> **Exercise material**
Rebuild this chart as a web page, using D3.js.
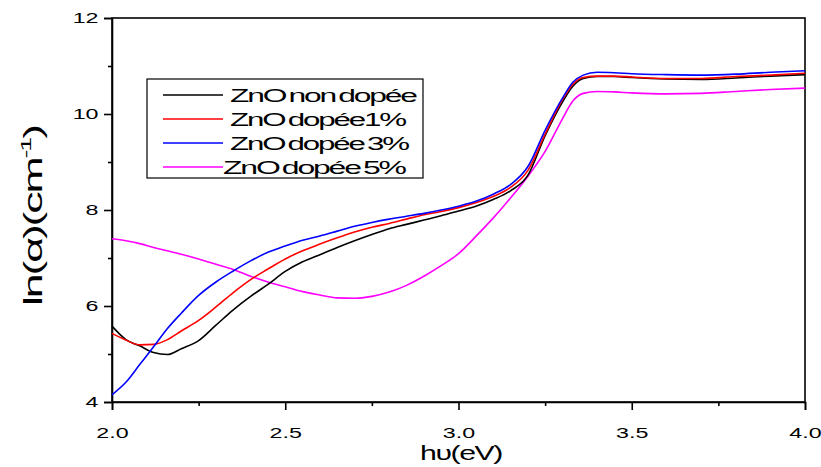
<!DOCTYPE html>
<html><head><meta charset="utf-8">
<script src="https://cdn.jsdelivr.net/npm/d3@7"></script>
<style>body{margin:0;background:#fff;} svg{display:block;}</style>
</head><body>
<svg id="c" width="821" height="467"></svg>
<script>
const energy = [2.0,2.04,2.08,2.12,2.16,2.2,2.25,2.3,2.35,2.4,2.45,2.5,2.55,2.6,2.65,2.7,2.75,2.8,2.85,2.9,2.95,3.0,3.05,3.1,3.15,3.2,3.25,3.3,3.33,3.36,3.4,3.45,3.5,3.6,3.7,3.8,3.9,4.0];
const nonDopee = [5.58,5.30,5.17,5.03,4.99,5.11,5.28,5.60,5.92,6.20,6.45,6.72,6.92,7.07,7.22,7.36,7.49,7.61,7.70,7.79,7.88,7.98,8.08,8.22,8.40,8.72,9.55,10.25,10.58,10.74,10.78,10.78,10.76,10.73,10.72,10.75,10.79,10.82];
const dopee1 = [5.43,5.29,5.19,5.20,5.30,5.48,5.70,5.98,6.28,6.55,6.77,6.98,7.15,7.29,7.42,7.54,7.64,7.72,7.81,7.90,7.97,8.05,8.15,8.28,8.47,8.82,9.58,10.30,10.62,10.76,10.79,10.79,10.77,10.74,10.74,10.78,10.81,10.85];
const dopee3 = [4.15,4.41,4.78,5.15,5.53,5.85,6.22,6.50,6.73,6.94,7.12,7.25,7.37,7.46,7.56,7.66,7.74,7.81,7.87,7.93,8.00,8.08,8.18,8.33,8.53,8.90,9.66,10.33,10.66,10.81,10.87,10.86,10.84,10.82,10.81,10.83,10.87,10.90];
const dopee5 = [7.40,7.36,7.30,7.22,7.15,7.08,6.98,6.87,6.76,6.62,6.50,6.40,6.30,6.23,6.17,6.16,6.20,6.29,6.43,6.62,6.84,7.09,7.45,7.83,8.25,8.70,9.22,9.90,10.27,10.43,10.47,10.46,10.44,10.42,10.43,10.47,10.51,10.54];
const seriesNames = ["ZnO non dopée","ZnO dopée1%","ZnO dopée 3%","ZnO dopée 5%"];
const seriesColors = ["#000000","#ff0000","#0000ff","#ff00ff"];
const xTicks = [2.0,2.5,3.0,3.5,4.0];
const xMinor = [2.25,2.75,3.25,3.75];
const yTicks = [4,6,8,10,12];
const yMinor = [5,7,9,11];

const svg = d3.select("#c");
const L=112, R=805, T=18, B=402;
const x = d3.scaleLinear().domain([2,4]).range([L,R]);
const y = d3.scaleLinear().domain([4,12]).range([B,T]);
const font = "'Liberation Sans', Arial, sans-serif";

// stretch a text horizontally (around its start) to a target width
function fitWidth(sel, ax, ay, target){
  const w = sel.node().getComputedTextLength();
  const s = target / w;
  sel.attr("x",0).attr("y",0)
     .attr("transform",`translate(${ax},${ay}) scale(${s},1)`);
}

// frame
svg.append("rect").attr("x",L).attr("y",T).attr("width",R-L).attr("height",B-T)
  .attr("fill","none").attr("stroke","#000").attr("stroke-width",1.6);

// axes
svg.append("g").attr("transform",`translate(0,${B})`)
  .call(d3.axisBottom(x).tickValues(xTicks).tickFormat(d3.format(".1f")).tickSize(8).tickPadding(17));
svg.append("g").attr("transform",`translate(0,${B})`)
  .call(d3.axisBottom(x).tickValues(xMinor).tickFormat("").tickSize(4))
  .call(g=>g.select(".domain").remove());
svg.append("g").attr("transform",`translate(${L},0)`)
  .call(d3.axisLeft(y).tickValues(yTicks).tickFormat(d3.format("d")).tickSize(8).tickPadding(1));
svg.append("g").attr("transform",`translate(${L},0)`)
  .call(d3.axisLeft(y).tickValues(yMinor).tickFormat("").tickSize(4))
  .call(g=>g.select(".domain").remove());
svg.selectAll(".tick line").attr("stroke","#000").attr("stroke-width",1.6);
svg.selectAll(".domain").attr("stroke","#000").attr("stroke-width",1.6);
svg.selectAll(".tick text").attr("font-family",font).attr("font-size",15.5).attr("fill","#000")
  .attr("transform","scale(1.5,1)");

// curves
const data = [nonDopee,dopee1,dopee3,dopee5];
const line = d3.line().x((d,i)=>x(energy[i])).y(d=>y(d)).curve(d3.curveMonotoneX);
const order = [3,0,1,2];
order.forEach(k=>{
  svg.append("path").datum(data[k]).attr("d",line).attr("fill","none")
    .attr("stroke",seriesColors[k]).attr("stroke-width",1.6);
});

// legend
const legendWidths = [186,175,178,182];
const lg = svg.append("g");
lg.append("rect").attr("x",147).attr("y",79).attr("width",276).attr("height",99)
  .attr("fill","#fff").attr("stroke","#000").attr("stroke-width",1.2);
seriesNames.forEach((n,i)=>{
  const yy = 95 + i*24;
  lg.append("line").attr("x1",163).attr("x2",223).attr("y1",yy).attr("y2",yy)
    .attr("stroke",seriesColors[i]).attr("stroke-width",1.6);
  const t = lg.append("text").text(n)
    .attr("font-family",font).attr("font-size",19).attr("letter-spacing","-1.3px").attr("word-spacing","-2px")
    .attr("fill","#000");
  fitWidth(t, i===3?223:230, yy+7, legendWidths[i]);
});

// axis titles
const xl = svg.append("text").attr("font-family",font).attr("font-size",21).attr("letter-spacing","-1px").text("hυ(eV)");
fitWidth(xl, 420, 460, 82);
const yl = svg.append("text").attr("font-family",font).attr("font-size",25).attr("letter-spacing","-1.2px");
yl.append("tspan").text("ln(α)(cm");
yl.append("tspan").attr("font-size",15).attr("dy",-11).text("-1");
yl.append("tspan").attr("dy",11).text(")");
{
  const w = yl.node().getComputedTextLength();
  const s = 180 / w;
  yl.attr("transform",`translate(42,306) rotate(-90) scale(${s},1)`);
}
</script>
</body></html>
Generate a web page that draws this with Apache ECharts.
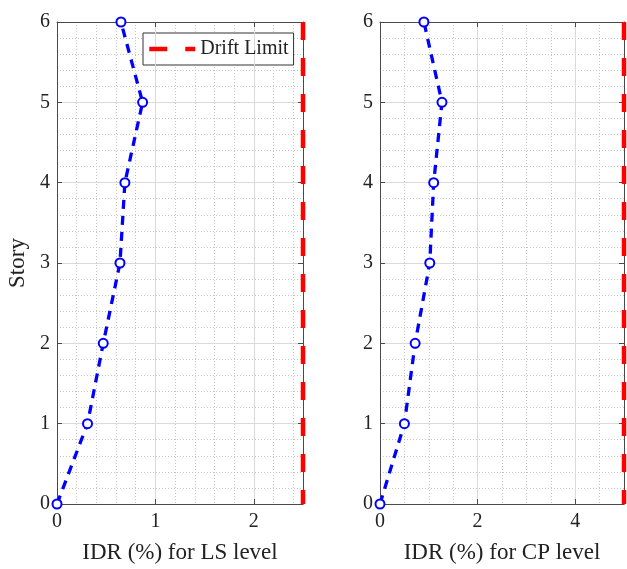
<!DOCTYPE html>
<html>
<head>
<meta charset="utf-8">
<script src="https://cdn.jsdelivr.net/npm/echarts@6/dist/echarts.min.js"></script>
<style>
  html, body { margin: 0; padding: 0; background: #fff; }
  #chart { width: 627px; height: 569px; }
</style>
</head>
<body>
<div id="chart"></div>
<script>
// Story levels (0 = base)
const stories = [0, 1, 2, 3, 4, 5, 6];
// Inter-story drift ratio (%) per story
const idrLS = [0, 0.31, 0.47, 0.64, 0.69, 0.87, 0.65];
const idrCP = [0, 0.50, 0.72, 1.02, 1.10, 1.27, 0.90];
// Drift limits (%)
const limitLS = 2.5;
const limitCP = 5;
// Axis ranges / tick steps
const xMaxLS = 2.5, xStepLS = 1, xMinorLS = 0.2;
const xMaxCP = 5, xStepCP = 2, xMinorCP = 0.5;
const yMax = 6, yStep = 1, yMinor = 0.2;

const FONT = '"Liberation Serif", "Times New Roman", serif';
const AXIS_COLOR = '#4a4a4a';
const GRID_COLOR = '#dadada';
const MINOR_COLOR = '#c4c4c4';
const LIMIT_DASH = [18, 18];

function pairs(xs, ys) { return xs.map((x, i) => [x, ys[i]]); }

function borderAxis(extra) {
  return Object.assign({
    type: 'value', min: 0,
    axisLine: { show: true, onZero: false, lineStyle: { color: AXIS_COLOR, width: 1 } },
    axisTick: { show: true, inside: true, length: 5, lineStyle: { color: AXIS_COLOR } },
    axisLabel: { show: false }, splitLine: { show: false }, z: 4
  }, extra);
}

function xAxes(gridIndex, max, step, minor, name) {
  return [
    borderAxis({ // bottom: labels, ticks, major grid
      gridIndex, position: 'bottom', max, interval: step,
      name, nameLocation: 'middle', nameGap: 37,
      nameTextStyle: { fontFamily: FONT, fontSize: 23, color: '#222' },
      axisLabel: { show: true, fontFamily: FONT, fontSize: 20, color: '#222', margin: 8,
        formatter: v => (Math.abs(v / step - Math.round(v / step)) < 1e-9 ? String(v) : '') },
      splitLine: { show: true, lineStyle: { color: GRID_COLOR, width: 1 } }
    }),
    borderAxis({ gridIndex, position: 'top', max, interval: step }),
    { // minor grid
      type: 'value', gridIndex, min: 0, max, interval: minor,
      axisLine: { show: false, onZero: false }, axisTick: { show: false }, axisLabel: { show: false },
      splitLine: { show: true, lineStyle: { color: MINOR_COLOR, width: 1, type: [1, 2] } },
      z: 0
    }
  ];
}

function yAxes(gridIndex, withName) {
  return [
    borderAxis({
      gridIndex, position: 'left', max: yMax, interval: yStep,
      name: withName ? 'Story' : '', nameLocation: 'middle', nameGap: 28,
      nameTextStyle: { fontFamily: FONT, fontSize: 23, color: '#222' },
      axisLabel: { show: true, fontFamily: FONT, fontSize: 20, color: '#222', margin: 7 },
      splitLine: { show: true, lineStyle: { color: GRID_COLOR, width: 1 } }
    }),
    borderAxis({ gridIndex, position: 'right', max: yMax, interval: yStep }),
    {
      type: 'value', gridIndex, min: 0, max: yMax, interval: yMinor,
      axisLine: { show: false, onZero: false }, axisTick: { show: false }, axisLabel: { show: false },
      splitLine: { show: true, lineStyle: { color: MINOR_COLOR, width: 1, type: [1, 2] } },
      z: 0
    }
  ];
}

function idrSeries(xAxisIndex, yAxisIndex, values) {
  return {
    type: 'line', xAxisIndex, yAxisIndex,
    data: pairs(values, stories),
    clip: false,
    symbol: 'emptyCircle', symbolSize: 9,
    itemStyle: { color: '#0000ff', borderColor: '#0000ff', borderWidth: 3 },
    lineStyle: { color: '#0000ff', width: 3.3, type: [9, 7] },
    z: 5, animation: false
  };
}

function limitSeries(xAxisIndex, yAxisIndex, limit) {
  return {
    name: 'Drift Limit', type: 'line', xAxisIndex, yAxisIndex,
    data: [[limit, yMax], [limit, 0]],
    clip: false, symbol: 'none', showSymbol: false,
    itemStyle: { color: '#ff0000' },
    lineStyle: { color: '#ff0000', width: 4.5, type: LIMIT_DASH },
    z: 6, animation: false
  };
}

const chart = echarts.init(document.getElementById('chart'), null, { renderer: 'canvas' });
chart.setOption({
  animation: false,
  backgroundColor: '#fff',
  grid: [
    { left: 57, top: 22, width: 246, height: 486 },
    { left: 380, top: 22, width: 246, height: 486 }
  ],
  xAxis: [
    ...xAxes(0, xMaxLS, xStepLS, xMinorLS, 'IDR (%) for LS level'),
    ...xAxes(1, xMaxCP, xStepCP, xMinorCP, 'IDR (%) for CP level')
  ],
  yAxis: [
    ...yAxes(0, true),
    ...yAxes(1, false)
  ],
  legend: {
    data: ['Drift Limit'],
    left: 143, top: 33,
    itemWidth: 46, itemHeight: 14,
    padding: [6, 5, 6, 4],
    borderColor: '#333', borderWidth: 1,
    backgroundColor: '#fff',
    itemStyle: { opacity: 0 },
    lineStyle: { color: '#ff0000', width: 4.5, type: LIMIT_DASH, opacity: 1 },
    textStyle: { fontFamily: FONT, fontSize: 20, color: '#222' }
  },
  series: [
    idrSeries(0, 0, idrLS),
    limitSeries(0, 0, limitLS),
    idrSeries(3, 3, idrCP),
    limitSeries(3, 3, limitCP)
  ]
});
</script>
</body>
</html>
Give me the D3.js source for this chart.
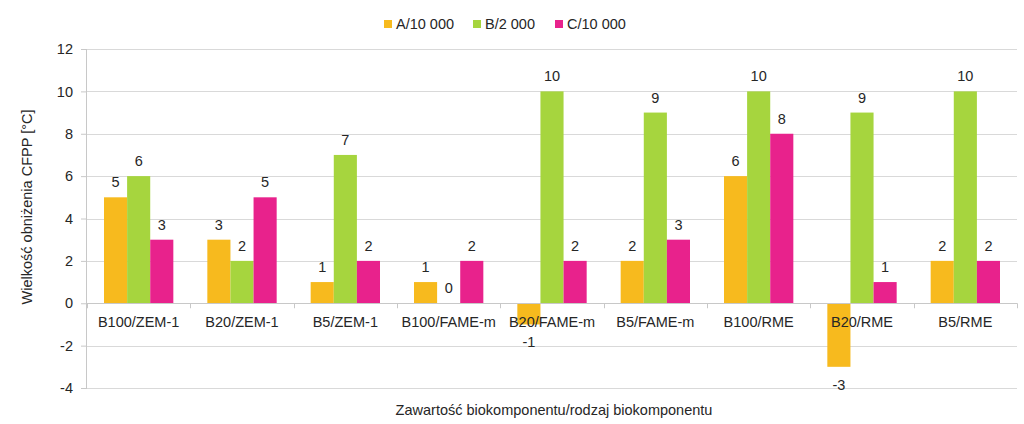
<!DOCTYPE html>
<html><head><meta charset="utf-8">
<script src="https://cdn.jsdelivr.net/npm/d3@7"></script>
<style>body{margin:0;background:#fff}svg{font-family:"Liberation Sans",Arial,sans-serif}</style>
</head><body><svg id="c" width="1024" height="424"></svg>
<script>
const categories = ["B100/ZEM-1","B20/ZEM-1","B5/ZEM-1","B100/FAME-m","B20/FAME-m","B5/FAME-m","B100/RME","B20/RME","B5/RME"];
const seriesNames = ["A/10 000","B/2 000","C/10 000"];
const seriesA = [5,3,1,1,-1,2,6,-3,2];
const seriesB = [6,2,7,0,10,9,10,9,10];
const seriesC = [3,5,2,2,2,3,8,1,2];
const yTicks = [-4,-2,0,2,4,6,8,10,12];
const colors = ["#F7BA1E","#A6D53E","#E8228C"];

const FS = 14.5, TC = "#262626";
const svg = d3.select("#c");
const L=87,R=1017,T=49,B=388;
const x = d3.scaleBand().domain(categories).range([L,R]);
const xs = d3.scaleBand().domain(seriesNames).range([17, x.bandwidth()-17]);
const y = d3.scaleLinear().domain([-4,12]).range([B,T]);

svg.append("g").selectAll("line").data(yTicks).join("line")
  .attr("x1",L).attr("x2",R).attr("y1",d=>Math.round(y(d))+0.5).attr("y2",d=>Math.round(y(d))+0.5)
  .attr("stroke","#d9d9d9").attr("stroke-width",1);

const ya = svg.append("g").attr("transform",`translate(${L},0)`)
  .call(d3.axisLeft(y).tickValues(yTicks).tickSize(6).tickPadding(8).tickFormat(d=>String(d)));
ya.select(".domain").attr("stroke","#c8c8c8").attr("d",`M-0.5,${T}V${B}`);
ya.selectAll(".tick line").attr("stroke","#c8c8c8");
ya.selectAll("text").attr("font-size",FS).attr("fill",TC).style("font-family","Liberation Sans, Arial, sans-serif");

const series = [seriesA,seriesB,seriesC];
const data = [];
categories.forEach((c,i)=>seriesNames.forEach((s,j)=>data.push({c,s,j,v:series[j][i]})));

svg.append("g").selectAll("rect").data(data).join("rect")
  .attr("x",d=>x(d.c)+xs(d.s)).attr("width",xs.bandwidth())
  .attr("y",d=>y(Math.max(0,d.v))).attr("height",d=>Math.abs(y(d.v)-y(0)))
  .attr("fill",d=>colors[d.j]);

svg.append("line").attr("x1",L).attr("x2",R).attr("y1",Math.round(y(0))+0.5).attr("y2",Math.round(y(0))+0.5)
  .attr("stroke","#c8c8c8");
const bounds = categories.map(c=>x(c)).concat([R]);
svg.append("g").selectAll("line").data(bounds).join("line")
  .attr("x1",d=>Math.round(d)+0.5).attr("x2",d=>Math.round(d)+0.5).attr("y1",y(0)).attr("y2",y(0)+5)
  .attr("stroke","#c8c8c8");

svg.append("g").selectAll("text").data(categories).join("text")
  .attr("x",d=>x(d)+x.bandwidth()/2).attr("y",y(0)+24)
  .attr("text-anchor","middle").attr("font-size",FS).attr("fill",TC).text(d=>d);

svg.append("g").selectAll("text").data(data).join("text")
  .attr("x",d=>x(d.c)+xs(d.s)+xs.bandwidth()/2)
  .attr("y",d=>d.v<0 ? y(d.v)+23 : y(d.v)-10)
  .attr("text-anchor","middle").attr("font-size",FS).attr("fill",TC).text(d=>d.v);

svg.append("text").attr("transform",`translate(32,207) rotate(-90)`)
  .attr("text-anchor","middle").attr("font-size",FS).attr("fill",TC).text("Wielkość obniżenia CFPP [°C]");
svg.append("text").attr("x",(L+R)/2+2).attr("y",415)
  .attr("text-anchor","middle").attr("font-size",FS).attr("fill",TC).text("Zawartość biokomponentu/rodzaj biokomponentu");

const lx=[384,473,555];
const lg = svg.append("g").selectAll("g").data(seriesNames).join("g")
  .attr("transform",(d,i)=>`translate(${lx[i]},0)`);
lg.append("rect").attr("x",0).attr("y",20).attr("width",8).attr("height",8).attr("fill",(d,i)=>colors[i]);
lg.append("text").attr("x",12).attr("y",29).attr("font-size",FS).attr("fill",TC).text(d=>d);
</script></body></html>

> **Prompt**
Leave out the pictures, and copy only the lines from the one holding "Generate a web" through the one holding "const yMax = 6, yStep = 1, yMinor = 0.2;", exactly as written.

> **The completed task**
Generate a web page that draws this with Apache ECharts.
<!DOCTYPE html>
<html>
<head>
<meta charset="utf-8">
<script src="https://cdn.jsdelivr.net/npm/echarts@6/dist/echarts.min.js"></script>
<style>
  html, body { margin: 0; padding: 0; background: #fff; }
  #chart { width: 627px; height: 569px; }
</style>
</head>
<body>
<div id="chart"></div>
<script>
// Story levels (0 = base)
const stories = [0, 1, 2, 3, 4, 5, 6];
// Inter-story drift ratio (%) per story
const idrLS = [0, 0.31, 0.47, 0.64, 0.69, 0.87, 0.65];
const idrCP = [0, 0.50, 0.72, 1.02, 1.10, 1.27, 0.90];
// Drift limits (%)
const limitLS = 2.5;
const limitCP = 5;
// Axis ranges / tick steps
const xMaxLS = 2.5, xStepLS = 1, xMinorLS = 0.2;
const xMaxCP = 5, xStepCP = 2, xMinorCP = 0.5;
const yMax = 6, yStep = 1, yMinor = 0.2;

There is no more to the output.